Quite often, I hear these questions from my students: “What about England? Weren’t we under their rule when the residential schools began? Have they apologized as well?”

At first, this made me uncomfortable. I didn’t want to speak for another nation and say that they needed to do what Canada did. After all, our own progress in the entire reconciliation process has been painfully slow. 

The truth is, colonialism has left and continues to leave deep wounds all around the world and Great Britain is responsible for much of the pain.

Seattle Times columnist and author Dr. Dale E. Turner hit the nail on the head when he said: “It is the highest form of self-respect to admit our errors and mistakes and make amends for them. To make a mistake is only an error in judgment, but to adhere to it when it is discovered shows infirmity of character.”

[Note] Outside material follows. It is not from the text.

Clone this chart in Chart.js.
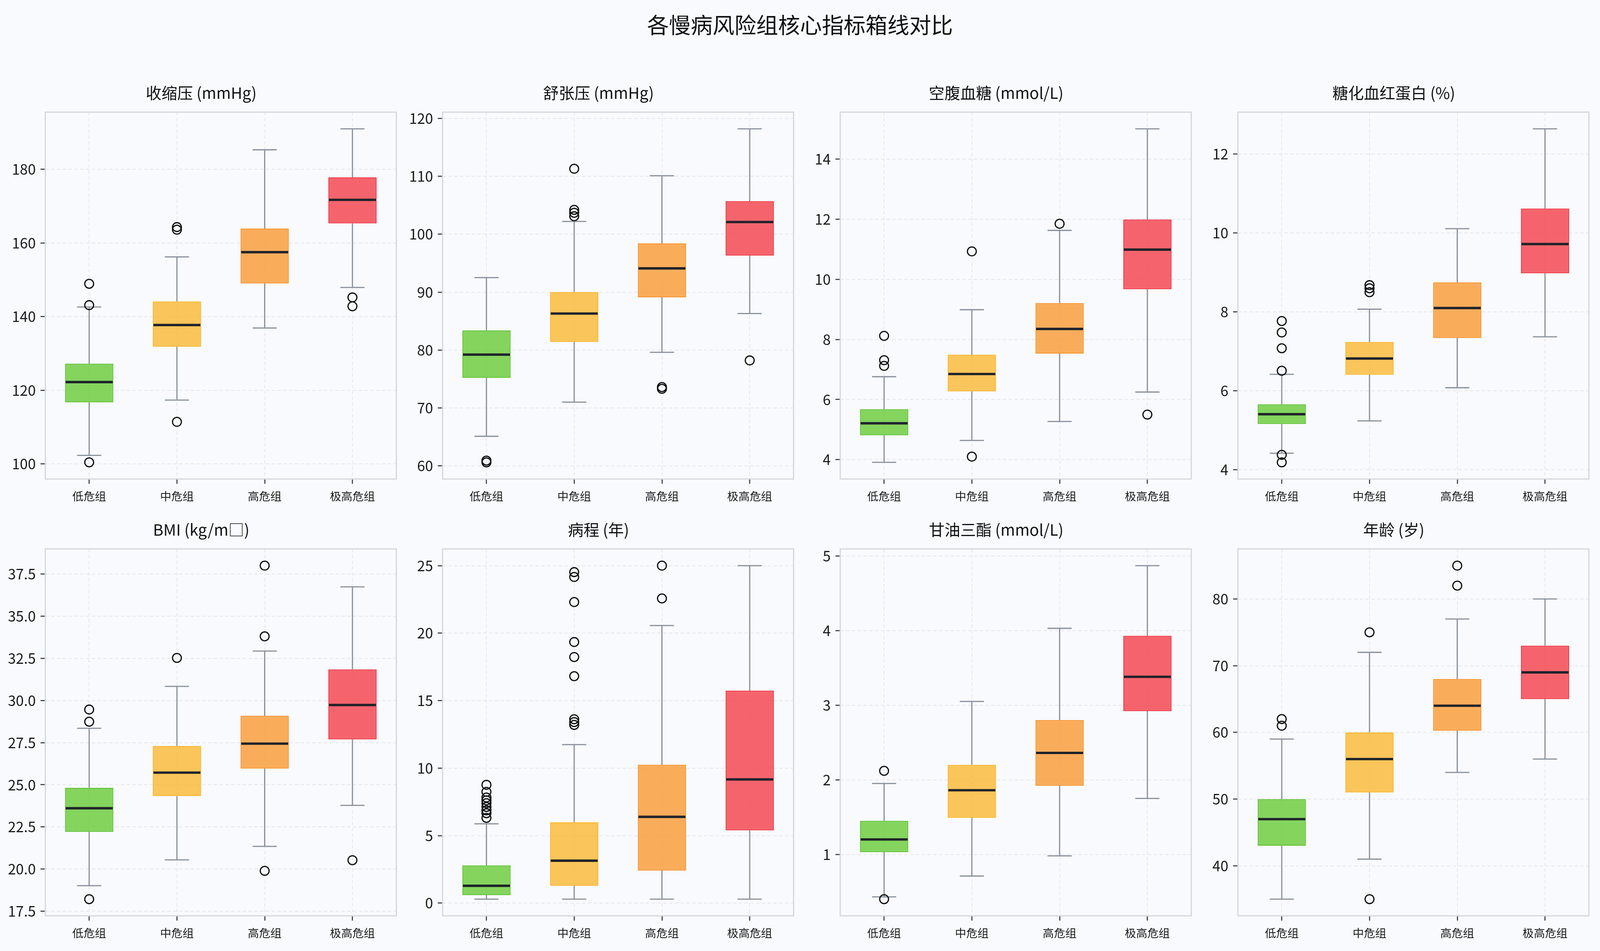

What is true for individuals is also true for nations. I couldn’t imagine a person in Canada saying that the treatment of our Indigenous peoples was something to be proud of or that we have done enough to rectify the situation. If one did so, their credibility would rightly be called into question. 

Yet a recent poll found that 44 per cent of people in Great Britain are proud of their colonial empire and only 21 per cent are not.

The wealthy class and the British nobility lined their pockets with the riches of other nations for centuries and were responsible, whether directly or indirectly, for so many deaths that the number is virtually incalculable.

Great Britain not only exploited the Indigenous peoples of Canada, Australia and New Zealand, they were largely responsible for the slave trade. The average life expectancy on a Caribbean sugar plantation, where many slaves ended up, was roughly three years.

The English have been exploiting other countries for centuries and this includes the Highland Land Clearances in Scotland, as well as the colonization of Ireland. We often forget that during the Irish Potato Famine of the mid 1800s, they actually imported food grown by the Irish.

They pillaged India and gunned down people who opposed them.  Though they like to shirk responsibility, the massacres that occurred along the border of India and Pakistan after independence were largely the result of decisions made by the English.

In South Africa, 48, 000 people died in concentration camps between 1899 and 1902, and this number includes both black Africans and Boers.

Few would argue that the current conflict between Israelis and Palestinians dates back to British mismanagement of their territory.

The British, of course, were not the only powerful country to violate the rights of other people. The exploits of the French, Dutch, Spanish, Belgians, Germans and Portuguese were similar.  

Several of these European powers have begun reconciliation efforts in their former colonies, most notably Germany in Namibia, the Netherlands in Indonesia and Belgium in the Democratic Republic of the Congo.  

The British government has also “expressed regret” for its actions during the Mau Mau rebellion in 1952, where 100,000 Kenyans were murdered. They even offered financial compensation to surviving victims. They made it clear, however, that these actions would not be “precedent setting.”

But, isn’t it time to release the myth of Britannia?   

Wouldn’t Great Britain actually be great if they had the courage to set a precedent in creating a better world?